Today, the Human Rights Campaign (HRC), the nation’s largest lesbian, gay, bisexual, transgender and queer (LGBTQ+) civil rights organization, released a 12-page report detailing the pragmatic and empathetic judicial approach of President Joe Biden’s Supreme Court nominee Ketanji Brown Jackson. Judge Jackson was nominated to fill the seat that will be left vacant by the retirement of Supreme Court Associate Justice Stephen Breyer, a champion for LGBTQ+ equality.
The report details Jackson’s record as a judge and past statements on a range of civil rights and constitutional issues, and how those would likely inform her work as a Supreme Court Justice. As Jackson aptly said “civil rights gains—from women’s rights to gay marriage—rely, in part, on the trailblazing work of black civil rights leaders, including black women.”
“The Supreme Court and its Justices are tasked with the immeasurably sacred duty of upholding the rights and liberties of all Americans—including, but not limited to, the constitutional rights of LGBTQ+ people, communities of color, and other marginalized populations,” said Joni Madison, Human Rights Campaign Interim President. “After a thorough and careful review of Judge Jackson’s legal record, on the bench and off, it is clear that she will uphold and honor the principles of equal rights for all and continue Justice Breyer’s legacy as a pioneer of equality. As such, the Human Rights Campaign is incredibly proud to support Jackson to be the newest Associate Justice of the United States Supreme Court. There is absolutely no question—she is an exceptionally qualified candidate for this appointment. Her confirmation to our highest court will be historic and another step toward ensuring that our justice system reflects the nation that it serves.”
Overall, Jackson’s record on the bench and as a practicing attorney reveals several significant and encouraging qualities that are relevant to the mission of HRC and to the LGBTQ+ community:
- First, her tenure on the federal judiciary and in government service evinces a deep commitment to defending the accused, advocating on behalf of marginalized communities, and protecting individual and constitutional rights.
- Second, in key discrimination cases, her rulings demonstrate a keen appreciation of why government officials have a compelling interest in remedying discriminatory measures and legacies — and of how federal anti-discrimination statutes can apply to new technologies and situations.
- Third, in the face of arbitrary and lawless actions by the Trump Administration, Judge Jackson maintained a steadfast commitment to the rule of law.
While Judge Jackson’s docket has not touched directly upon issues of LGBTQ+ rights, in other public remarks, she has highlighted the historical connections between LGBTQ+ rights and civil rights for other marginalized groups and rightly framed the Obergefell decision on marriage equality alongside Supreme Court precedents about constitutional protections involving privacy and interracial marriage. For the reasons outlined, HRC proudly supports Jackson’s nomination to the U.S. Supreme Court.
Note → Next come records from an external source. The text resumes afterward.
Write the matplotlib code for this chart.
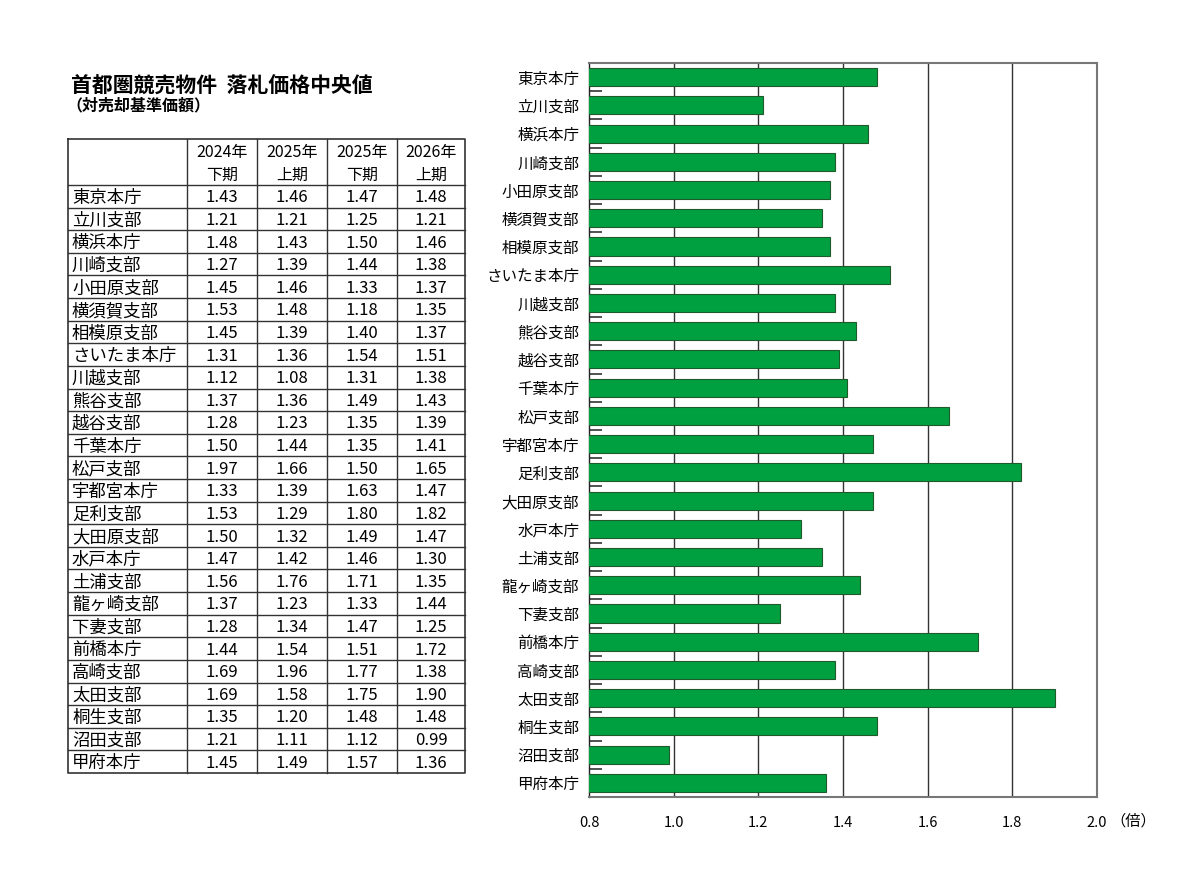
import matplotlib
matplotlib.use("Agg")
import matplotlib.pyplot as plt

plt.rcParams['font.family'] = ['Noto Sans CJK JP', 'DejaVu Sans']

# data
offices = ["東京本庁", "立川支部", "横浜本庁", "川崎支部", "小田原支部", "横須賀支部",
           "相模原支部", "さいたま本庁", "川越支部", "熊谷支部", "越谷支部", "千葉本庁",
           "松戸支部", "宇都宮本庁", "足利支部", "大田原支部", "水戸本庁", "土浦支部",
           "龍ヶ崎支部", "下妻支部", "前橋本庁", "高崎支部", "太田支部", "桐生支部",
           "沼田支部", "甲府本庁"]
periods = [("2024年", "下期"), ("2025年", "上期"), ("2025年", "下期"), ("2026年", "上期")]
h2024_2 = [1.43, 1.21, 1.48, 1.27, 1.45, 1.53, 1.45, 1.31, 1.12, 1.37, 1.28, 1.50, 1.97,
           1.33, 1.53, 1.50, 1.47, 1.56, 1.37, 1.28, 1.44, 1.69, 1.69, 1.35, 1.21, 1.45]
h2025_1 = [1.46, 1.21, 1.43, 1.39, 1.46, 1.48, 1.39, 1.36, 1.08, 1.36, 1.23, 1.44, 1.66,
           1.39, 1.29, 1.32, 1.42, 1.76, 1.23, 1.34, 1.54, 1.96, 1.58, 1.20, 1.11, 1.49]
h2025_2 = [1.47, 1.25, 1.50, 1.44, 1.33, 1.18, 1.40, 1.54, 1.31, 1.49, 1.35, 1.35, 1.50,
           1.63, 1.80, 1.49, 1.46, 1.71, 1.33, 1.47, 1.51, 1.77, 1.75, 1.48, 1.12, 1.57]
h2026_1 = [1.48, 1.21, 1.46, 1.38, 1.37, 1.35, 1.37, 1.51, 1.38, 1.43, 1.39, 1.41, 1.65,
           1.47, 1.82, 1.47, 1.30, 1.35, 1.44, 1.25, 1.72, 1.38, 1.90, 1.48, 0.99, 1.36]
xticks = [0.8, 1.0, 1.2, 1.4, 1.6, 1.8, 2.0]

W, H = 1191, 881
fig = plt.figure(figsize=(W / 100, H / 100), dpi=100)

# page layer in pixel units for the title and the table
page = fig.add_axes([0, 0, 1, 1])
page.set_xlim(0, W)
page.set_ylim(H, 0)
page.axis('off')

page.text(71, 86, "首都圏競売物件  落札価格中央値", fontsize=15, fontweight='bold',
          va='center', ha='left')
page.text(66, 105, "（対売却基準価額）", fontsize=11.5, fontweight='bold', va='center', ha='left')

# table
col_x = [68, 187, 257, 327, 397, 465]
top, head_bot, bottom = 139, 185, 773
row_h = (bottom - head_bot) / len(offices)
lc = '#333333'
page.plot([col_x[0], col_x[-1], col_x[-1], col_x[0], col_x[0]],
          [top, top, bottom, bottom, top], color=lc, lw=1.2)
for cx in col_x[1:-1]:
    page.plot([cx, cx], [top, bottom], color=lc, lw=1)
for i in range(len(offices)):
    yy = head_bot + i * row_h
    page.plot([col_x[0], col_x[-1]], [yy, yy], color=lc, lw=1)

for j, (yr, half) in enumerate(periods):
    cx = (col_x[j + 1] + col_x[j + 2]) / 2
    page.text(cx, top + 14, yr, fontsize=11.5, ha='center', va='center')
    page.text(cx, top + 36, half, fontsize=11.5, ha='center', va='center')

cols = [h2024_2, h2025_1, h2025_2, h2026_1]
for i, name in enumerate(offices):
    yy = head_bot + (i + 0.5) * row_h + 1.5
    page.text(col_x[0] + 4, yy, name, fontsize=12.5, ha='left', va='center')
    for j, vals in enumerate(cols):
        cx = (col_x[j + 1] + col_x[j + 2]) / 2
        page.text(cx, yy, f"{vals[i]:.2f}", fontsize=12, ha='center', va='center')

# bar chart
ax = fig.add_axes([589 / W, 1 - 797 / H, (1097 - 589) / W, (797 - 63) / H])
ypos = list(range(len(offices)))
ax.barh(ypos, h2026_1, left=0, height=0.64, color='#00a040', edgecolor='#1f5a2a', lw=0.8,
        zorder=3)
ax.set_xlim(0.8, 2.0)
ax.set_ylim(len(offices) - 0.5, -0.5)
ax.set_xticks(xticks)
ax.set_xticklabels([f"{t:.1f}" for t in xticks], fontsize=10.5)
ax.tick_params(axis='x', length=0, pad=14)
ax.set_yticks(ypos)
ax.set_yticklabels(offices, fontsize=11.2)
ax.tick_params(axis='y', length=0, pad=7)
# small inward marks between categories
ax.set_yticks([k + 0.5 for k in ypos[:-1]], minor=True)
ax.tick_params(axis='y', which='minor', direction='in', length=9, width=1.2, color='#333333')
for t in xticks[1:-1]:
    ax.axvline(t, color='#333333', lw=1, zorder=1)
for s in ax.spines.values():
    s.set_color('#777777')
    s.set_linewidth(1.5)
ax.spines['left'].set_color('#222222')
ax.spines['left'].set_linewidth(1)
fig.text(1110 / W, 1 - 821 / H, "（倍）", fontsize=11, ha='left', va='center')

fig.savefig('out.png', dpi=100)
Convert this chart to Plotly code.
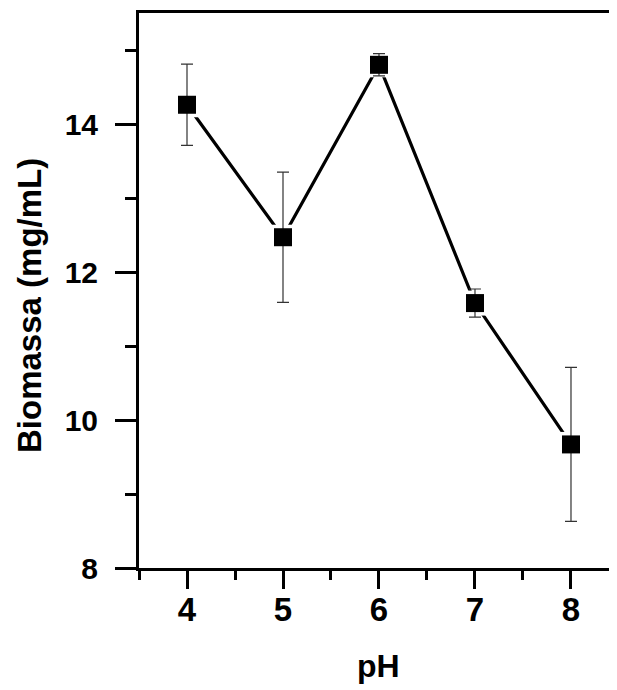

Jackson graduated from Harvard University and later attended Harvard Law School, where she was a supervising editor of the Harvard Law Review. She clerked for three federal judges (including Justice Breyer), worked in private practice, and served both on the United States Sentencing Commission and as a federal public defender in Washington, D.C. In 2013, the United States Senate confirmed her to serve as a judge on the U.S. District Court for the District of Columbia until she was again confirmed and elevated to the U.S. Court of Appeals for the D.C. Circuit in 2021. Now, she is the first Black woman to be nominated to the U.S. Supreme Court, adding significant racial, gender and professional diversity to our nation’s highest court.
The decisions made by the Supreme Court have established important legal precedents that impact the daily lives of all Americans. Over the past three decades, the LGBTQ+ community has benefited from several groundbreaking decisions from the Court, including Romer v. Evans, Lawrence v. Texas, U.S. v. Windsor, Obergefell v. Hodges and Bostock v. Clayton County. During that same period, the Court also handed down a number of rulings that are deeply problematic for civil rights and the public interest, for example, curtailing reproductive freedom and voting rights, in Burwell v. Hobby Lobby and Shelby County v. Holder, respectively. Notably, many of these rulings – both positive and negative – were decided by razor-thin margins, highlighting the importance and magnitude of the responsibility handed to each individual justice.